A facile solution-based method was developed to combine the advantage of amorphous nanoscale red P sheets and highly conductive graphene, forming a high-performance P/graphene composite anode for advanced lithium ion batteries. Graphene can be easily expanded into a 3D framework in solution with rich interior porosity and abundant adsorption points, which enables a large percentage of red P to be loaded and form a uniform P/graphene hybrid structure. The nanoscale and amorphous features of red P effectively reduce the volume expansion and mechanical stress within individual P sheets, thereby alleviating P pulverization during cycling. The well dispersed graphene serves as a buffer layer to accommodate the volume expansion and adsorb the stress during electrochemical reactions, thereby maintaining a robust electrode structure. Besides, the highly conductive graphene greatly enhances the ionic/electronic conductivity of the electrode, which favors efficient redox reactions and high P utilization.
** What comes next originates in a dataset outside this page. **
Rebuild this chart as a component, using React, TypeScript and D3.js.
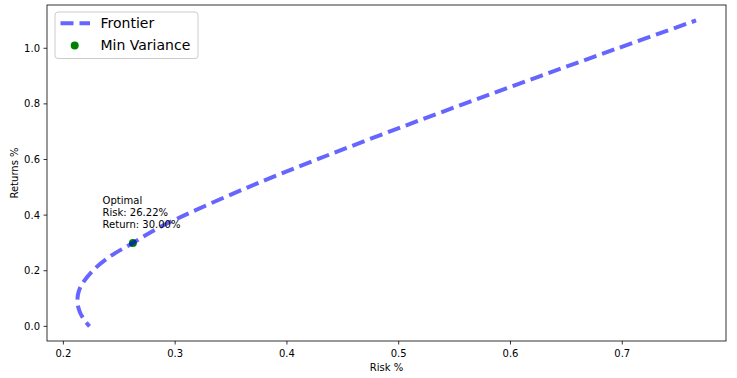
import React from "react";
import * as d3 from "d3";

// Efficient frontier: risk (x) and return (y)
const frontierRisk = [0.2234, 0.2184, 0.2149, 0.2130, 0.2126, 0.2137, 0.2164, 0.2262, 0.2412, 0.2622, 0.2832, 0.3086, 0.3651, 0.4268, 0.4916, 0.5584, 0.6266, 0.6959, 0.7660];
const frontierReturn = [0.0, 0.025, 0.05, 0.075, 0.1, 0.125, 0.15, 0.2, 0.25, 0.3, 0.35, 0.4, 0.5, 0.6, 0.7, 0.8, 0.9, 1.0, 1.1];
const minVarRisk = [0.2622];
const minVarReturn = [0.30];
const xTicks = [0.2, 0.3, 0.4, 0.5, 0.6, 0.7];
const yTicks = [0.0, 0.2, 0.4, 0.6, 0.8, 1.0];
const annotationLines = ["Optimal", "Risk: 26.22%", "Return: 30.00%"];

const W = 737, H = 378;
const L = 47, R = 726, T = 5, B = 341;
const FONT = "'DejaVu Sans', sans-serif";

export default function App() {
  const x = d3.scaleLinear().domain([0.18535, 0.7928]).range([L, R]);
  const y = d3.scaleLinear().domain([-0.0527, 1.1556]).range([B, T]);
  const pts = frontierRisk.map((r, i) => [r, frontierReturn[i]] as [number, number]);
  const line = d3.line<[number, number]>().x(d => x(d[0])).y(d => y(d[1])).curve(d3.curveCatmullRom.alpha(0.5));
  const lineColor = "rgba(0,0,255,0.6)";
  // approximate path length up to the min-variance point, so a dash covers it
  let len = 0;
  const idx = frontierReturn.indexOf(minVarReturn[0]);
  for (let i = 1; i <= idx; i++) {
    len += Math.hypot(x(pts[i][0]) - x(pts[i - 1][0]), y(pts[i][1]) - y(pts[i - 1][1]));
  }
  const period = 19;
  const offset = (((6.5 - len) % period) + period) % period;
  return (
    <svg width={W} height={H} style={{ position: "absolute", left: 0, top: 0, background: "#fff" }} fontFamily={FONT}>
      <rect x={0} y={0} width={W} height={H} fill="#fff" />
      {minVarRisk.map((r, i) => (
        <circle key={i} cx={x(r)} cy={y(minVarReturn[i])} r={4} fill="green" />
      ))}
      <path d={line(pts) || ""} fill="none" stroke={lineColor} strokeWidth={4} strokeDasharray="13,6" strokeDashoffset={offset} />
      {annotationLines.map((t, i) => (
        <text key={i} x={x(minVarRisk[0]) - 30.3} y={y(minVarReturn[0]) - 38.5 + i * 11.7} fontSize={10} fill="#000">{t}</text>
      ))}
      <rect x={L} y={T} width={R - L} height={B - T} fill="none" stroke="#000" strokeWidth={0.8} />
      {xTicks.map(t => (
        <g key={t}>
          <line x1={x(t)} x2={x(t)} y1={B} y2={B + 3.5} stroke="#000" strokeWidth={0.8} />
          <text x={x(t)} y={B + 16} fontSize={10} textAnchor="middle" fill="#000">{t.toFixed(1)}</text>
        </g>
      ))}
      {yTicks.map(t => (
        <g key={t}>
          <line x1={L - 3.5} x2={L} y1={y(t)} y2={y(t)} stroke="#000" strokeWidth={0.8} />
          <text x={L - 7} y={y(t) + 3.6} fontSize={10} textAnchor="end" fill="#000">{t.toFixed(1)}</text>
        </g>
      ))}
      <text x={(L + R) / 2} y={371} fontSize={10} textAnchor="middle" fill="#000">Risk %</text>
      <text transform={`translate(18,${(T + B) / 2}) rotate(-90)`} fontSize={10} textAnchor="middle" fill="#000">Returns %</text>
      <g>
        <rect x={55} y={12} width={143} height={46.5} rx={3} fill="#fff" fillOpacity={0.8} stroke="#ccc" strokeWidth={1} />
        <line x1={60.5} x2={90} y1={23.3} y2={23.3} stroke={lineColor} strokeWidth={4} strokeDasharray="13,6" />
        <text x={100.5} y={28.3} fontSize={14} fill="#000">Frontier</text>
        <circle cx={74.7} cy={45.5} r={4} fill="green" />
        <text x={100.5} y={50.3} fontSize={14} fill="#000">Min Variance</text>
      </g>
    </svg>
  );
}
Based on the superior composite structure, the potentials of both components can be fully exerted, resulting in excellent electrochemical performance. The P/graphene electrode delivered a high reversible capacity of 1286 mA h g⁻¹ based on the weight of the composite after 100 cycles at 200 mA g⁻¹. Even at a high current density of 1000 mA g⁻¹, the composite electrode exhibits a high capacity of 1125 mA h g⁻¹, revealing its potential as a high-performance P-carbon composite anode for advanced lithium ion batteries.